═════ Data block

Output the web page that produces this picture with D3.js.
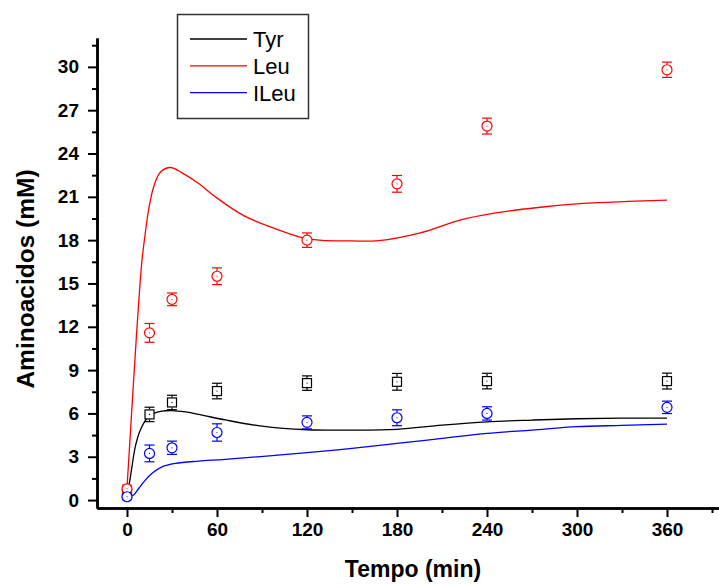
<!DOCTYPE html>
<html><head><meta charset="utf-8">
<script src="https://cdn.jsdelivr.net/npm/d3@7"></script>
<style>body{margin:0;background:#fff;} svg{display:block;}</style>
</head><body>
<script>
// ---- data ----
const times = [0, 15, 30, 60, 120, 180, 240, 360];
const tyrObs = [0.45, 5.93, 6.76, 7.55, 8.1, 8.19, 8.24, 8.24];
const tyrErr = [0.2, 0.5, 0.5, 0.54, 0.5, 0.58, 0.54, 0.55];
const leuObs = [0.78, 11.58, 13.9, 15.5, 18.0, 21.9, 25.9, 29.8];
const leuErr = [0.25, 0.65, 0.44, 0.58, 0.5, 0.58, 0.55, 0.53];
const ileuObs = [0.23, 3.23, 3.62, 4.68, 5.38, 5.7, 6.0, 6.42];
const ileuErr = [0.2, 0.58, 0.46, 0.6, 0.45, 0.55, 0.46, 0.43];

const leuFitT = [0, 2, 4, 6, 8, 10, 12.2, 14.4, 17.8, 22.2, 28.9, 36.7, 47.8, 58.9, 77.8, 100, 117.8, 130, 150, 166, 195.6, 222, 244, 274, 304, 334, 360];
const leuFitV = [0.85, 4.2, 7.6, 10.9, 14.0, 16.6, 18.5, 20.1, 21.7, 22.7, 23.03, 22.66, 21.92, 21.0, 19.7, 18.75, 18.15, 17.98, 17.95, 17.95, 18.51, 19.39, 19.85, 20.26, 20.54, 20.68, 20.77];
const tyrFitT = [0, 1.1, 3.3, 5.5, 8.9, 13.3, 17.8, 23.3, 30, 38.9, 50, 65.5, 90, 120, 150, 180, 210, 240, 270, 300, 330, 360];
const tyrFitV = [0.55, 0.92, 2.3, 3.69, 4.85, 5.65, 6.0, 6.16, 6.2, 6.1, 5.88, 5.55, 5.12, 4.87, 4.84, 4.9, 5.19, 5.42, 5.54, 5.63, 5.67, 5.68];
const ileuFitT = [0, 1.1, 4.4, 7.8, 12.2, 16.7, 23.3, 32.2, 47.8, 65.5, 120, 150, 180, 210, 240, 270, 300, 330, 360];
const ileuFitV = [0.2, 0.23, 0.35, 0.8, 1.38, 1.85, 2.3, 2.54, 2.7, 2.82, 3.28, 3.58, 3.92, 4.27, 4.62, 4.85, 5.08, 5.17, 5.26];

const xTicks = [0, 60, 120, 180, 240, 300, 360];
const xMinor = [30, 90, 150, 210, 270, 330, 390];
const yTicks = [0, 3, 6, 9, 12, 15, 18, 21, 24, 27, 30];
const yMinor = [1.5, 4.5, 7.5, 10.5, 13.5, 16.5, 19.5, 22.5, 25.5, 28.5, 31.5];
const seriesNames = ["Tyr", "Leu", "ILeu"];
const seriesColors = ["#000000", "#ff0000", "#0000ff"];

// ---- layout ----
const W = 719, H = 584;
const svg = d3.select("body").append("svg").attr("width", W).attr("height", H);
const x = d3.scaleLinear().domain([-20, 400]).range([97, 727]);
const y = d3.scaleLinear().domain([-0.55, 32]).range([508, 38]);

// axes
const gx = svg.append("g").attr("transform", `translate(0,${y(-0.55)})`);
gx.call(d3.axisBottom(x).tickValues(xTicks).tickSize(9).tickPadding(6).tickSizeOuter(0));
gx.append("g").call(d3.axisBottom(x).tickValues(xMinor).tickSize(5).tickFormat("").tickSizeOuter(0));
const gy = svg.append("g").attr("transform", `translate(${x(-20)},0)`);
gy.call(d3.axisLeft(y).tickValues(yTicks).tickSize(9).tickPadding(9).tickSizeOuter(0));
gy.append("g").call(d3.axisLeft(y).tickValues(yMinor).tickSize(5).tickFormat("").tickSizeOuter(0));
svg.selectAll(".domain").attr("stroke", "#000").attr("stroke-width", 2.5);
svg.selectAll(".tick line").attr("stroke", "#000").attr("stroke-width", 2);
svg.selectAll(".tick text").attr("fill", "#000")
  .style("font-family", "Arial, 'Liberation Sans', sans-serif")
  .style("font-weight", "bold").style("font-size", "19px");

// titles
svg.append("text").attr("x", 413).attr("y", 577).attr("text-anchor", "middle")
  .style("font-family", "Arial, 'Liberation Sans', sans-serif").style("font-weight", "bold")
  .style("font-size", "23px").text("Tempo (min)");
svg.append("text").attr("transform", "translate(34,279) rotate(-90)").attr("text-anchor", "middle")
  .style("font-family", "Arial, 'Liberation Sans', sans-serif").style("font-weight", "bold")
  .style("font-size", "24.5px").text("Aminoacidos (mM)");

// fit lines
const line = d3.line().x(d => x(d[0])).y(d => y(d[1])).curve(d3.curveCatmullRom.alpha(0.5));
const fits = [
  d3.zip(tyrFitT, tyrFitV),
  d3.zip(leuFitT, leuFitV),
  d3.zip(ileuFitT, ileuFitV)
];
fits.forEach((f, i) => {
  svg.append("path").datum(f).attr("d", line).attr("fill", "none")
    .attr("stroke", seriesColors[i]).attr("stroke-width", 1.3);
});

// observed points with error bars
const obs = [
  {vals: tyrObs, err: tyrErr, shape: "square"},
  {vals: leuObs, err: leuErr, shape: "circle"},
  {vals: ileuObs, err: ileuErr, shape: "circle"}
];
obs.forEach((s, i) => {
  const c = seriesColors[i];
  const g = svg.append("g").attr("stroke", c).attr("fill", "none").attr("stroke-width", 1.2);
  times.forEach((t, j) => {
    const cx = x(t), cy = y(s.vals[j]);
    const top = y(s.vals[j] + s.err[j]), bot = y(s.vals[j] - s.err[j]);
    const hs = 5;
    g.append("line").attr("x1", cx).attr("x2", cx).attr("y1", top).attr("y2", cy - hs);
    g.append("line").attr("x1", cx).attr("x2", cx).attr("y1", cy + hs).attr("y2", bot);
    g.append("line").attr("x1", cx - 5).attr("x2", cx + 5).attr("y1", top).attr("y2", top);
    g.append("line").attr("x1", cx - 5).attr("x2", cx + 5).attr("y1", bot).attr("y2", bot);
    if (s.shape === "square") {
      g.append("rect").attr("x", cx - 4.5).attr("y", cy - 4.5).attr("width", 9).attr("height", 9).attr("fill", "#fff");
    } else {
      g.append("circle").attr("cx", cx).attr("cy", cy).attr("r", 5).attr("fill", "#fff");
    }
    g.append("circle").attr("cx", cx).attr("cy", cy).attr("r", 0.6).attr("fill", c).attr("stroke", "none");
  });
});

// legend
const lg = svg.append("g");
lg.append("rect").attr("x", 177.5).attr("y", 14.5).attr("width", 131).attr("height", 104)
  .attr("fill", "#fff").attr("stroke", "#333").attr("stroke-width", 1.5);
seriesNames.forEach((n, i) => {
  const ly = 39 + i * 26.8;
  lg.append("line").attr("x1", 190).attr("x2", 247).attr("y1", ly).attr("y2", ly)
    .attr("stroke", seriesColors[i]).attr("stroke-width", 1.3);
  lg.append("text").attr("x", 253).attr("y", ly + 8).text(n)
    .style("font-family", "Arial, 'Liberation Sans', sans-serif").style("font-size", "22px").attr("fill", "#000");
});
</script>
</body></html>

══════════

• _Short task_
Exclude the images, then output the data above word for word.

• _Exercise output_
Output the web page that produces this picture with D3.js.
<!DOCTYPE html>
<html><head><meta charset="utf-8">
<script src="https://cdn.jsdelivr.net/npm/d3@7"></script>
<style>body{margin:0;background:#fff;} svg{display:block;}</style>
</head><body>
<script>
// ---- data ----
const times = [0, 15, 30, 60, 120, 180, 240, 360];
const tyrObs = [0.45, 5.93, 6.76, 7.55, 8.1, 8.19, 8.24, 8.24];
const tyrErr = [0.2, 0.5, 0.5, 0.54, 0.5, 0.58, 0.54, 0.55];
const leuObs = [0.78, 11.58, 13.9, 15.5, 18.0, 21.9, 25.9, 29.8];
const leuErr = [0.25, 0.65, 0.44, 0.58, 0.5, 0.58, 0.55, 0.53];
const ileuObs = [0.23, 3.23, 3.62, 4.68, 5.38, 5.7, 6.0, 6.42];
const ileuErr = [0.2, 0.58, 0.46, 0.6, 0.45, 0.55, 0.46, 0.43];

const leuFitT = [0, 2, 4, 6, 8, 10, 12.2, 14.4, 17.8, 22.2, 28.9, 36.7, 47.8, 58.9, 77.8, 100, 117.8, 130, 150, 166, 195.6, 222, 244, 274, 304, 334, 360];
const leuFitV = [0.85, 4.2, 7.6, 10.9, 14.0, 16.6, 18.5, 20.1, 21.7, 22.7, 23.03, 22.66, 21.92, 21.0, 19.7, 18.75, 18.15, 17.98, 17.95, 17.95, 18.51, 19.39, 19.85, 20.26, 20.54, 20.68, 20.77];
const tyrFitT = [0, 1.1, 3.3, 5.5, 8.9, 13.3, 17.8, 23.3, 30, 38.9, 50, 65.5, 90, 120, 150, 180, 210, 240, 270, 300, 330, 360];
const tyrFitV = [0.55, 0.92, 2.3, 3.69, 4.85, 5.65, 6.0, 6.16, 6.2, 6.1, 5.88, 5.55, 5.12, 4.87, 4.84, 4.9, 5.19, 5.42, 5.54, 5.63, 5.67, 5.68];
const ileuFitT = [0, 1.1, 4.4, 7.8, 12.2, 16.7, 23.3, 32.2, 47.8, 65.5, 120, 150, 180, 210, 240, 270, 300, 330, 360];
const ileuFitV = [0.2, 0.23, 0.35, 0.8, 1.38, 1.85, 2.3, 2.54, 2.7, 2.82, 3.28, 3.58, 3.92, 4.27, 4.62, 4.85, 5.08, 5.17, 5.26];

const xTicks = [0, 60, 120, 180, 240, 300, 360];
const xMinor = [30, 90, 150, 210, 270, 330, 390];
const yTicks = [0, 3, 6, 9, 12, 15, 18, 21, 24, 27, 30];
const yMinor = [1.5, 4.5, 7.5, 10.5, 13.5, 16.5, 19.5, 22.5, 25.5, 28.5, 31.5];
const seriesNames = ["Tyr", "Leu", "ILeu"];
const seriesColors = ["#000000", "#ff0000", "#0000ff"];

// ---- layout ----
const W = 719, H = 584;
const svg = d3.select("body").append("svg").attr("width", W).attr("height", H);
const x = d3.scaleLinear().domain([-20, 400]).range([97, 727]);
const y = d3.scaleLinear().domain([-0.55, 32]).range([508, 38]);

// axes
const gx = svg.append("g").attr("transform", `translate(0,${y(-0.55)})`);
gx.call(d3.axisBottom(x).tickValues(xTicks).tickSize(9).tickPadding(6).tickSizeOuter(0));
gx.append("g").call(d3.axisBottom(x).tickValues(xMinor).tickSize(5).tickFormat("").tickSizeOuter(0));
const gy = svg.append("g").attr("transform", `translate(${x(-20)},0)`);
gy.call(d3.axisLeft(y).tickValues(yTicks).tickSize(9).tickPadding(9).tickSizeOuter(0));
gy.append("g").call(d3.axisLeft(y).tickValues(yMinor).tickSize(5).tickFormat("").tickSizeOuter(0));
svg.selectAll(".domain").attr("stroke", "#000").attr("stroke-width", 2.5);
svg.selectAll(".tick line").attr("stroke", "#000").attr("stroke-width", 2);
svg.selectAll(".tick text").attr("fill", "#000")
  .style("font-family", "Arial, 'Liberation Sans', sans-serif")
  .style("font-weight", "bold").style("font-size", "19px");

// titles
svg.append("text").attr("x", 413).attr("y", 577).attr("text-anchor", "middle")
  .style("font-family", "Arial, 'Liberation Sans', sans-serif").style("font-weight", "bold")
  .style("font-size", "23px").text("Tempo (min)");
svg.append("text").attr("transform", "translate(34,279) rotate(-90)").attr("text-anchor", "middle")
  .style("font-family", "Arial, 'Liberation Sans', sans-serif").style("font-weight", "bold")
  .style("font-size", "24.5px").text("Aminoacidos (mM)");

// fit lines
const line = d3.line().x(d => x(d[0])).y(d => y(d[1])).curve(d3.curveCatmullRom.alpha(0.5));
const fits = [
  d3.zip(tyrFitT, tyrFitV),
  d3.zip(leuFitT, leuFitV),
  d3.zip(ileuFitT, ileuFitV)
];
fits.forEach((f, i) => {
  svg.append("path").datum(f).attr("d", line).attr("fill", "none")
    .attr("stroke", seriesColors[i]).attr("stroke-width", 1.3);
});

// observed points with error bars
const obs = [
  {vals: tyrObs, err: tyrErr, shape: "square"},
  {vals: leuObs, err: leuErr, shape: "circle"},
  {vals: ileuObs, err: ileuErr, shape: "circle"}
];
obs.forEach((s, i) => {
  const c = seriesColors[i];
  const g = svg.append("g").attr("stroke", c).attr("fill", "none").attr("stroke-width", 1.2);
  times.forEach((t, j) => {
    const cx = x(t), cy = y(s.vals[j]);
    const top = y(s.vals[j] + s.err[j]), bot = y(s.vals[j] - s.err[j]);
    const hs = 5;
    g.append("line").attr("x1", cx).attr("x2", cx).attr("y1", top).attr("y2", cy - hs);
    g.append("line").attr("x1", cx).attr("x2", cx).attr("y1", cy + hs).attr("y2", bot);
    g.append("line").attr("x1", cx - 5).attr("x2", cx + 5).attr("y1", top).attr("y2", top);
    g.append("line").attr("x1", cx - 5).attr("x2", cx + 5).attr("y1", bot).attr("y2", bot);
    if (s.shape === "square") {
      g.append("rect").attr("x", cx - 4.5).attr("y", cy - 4.5).attr("width", 9).attr("height", 9).attr("fill", "#fff");
    } else {
      g.append("circle").attr("cx", cx).attr("cy", cy).attr("r", 5).attr("fill", "#fff");
    }
    g.append("circle").attr("cx", cx).attr("cy", cy).attr("r", 0.6).attr("fill", c).attr("stroke", "none");
  });
});

// legend
const lg = svg.append("g");
lg.append("rect").attr("x", 177.5).attr("y", 14.5).attr("width", 131).attr("height", 104)
  .attr("fill", "#fff").attr("stroke", "#333").attr("stroke-width", 1.5);
seriesNames.forEach((n, i) => {
  const ly = 39 + i * 26.8;
  lg.append("line").attr("x1", 190).attr("x2", 247).attr("y1", ly).attr("y2", ly)
    .attr("stroke", seriesColors[i]).attr("stroke-width", 1.3);
  lg.append("text").attr("x", 253).attr("y", ly + 8).text(n)
    .style("font-family", "Arial, 'Liberation Sans', sans-serif").style("font-size", "22px").attr("fill", "#000");
});
</script>
</body></html>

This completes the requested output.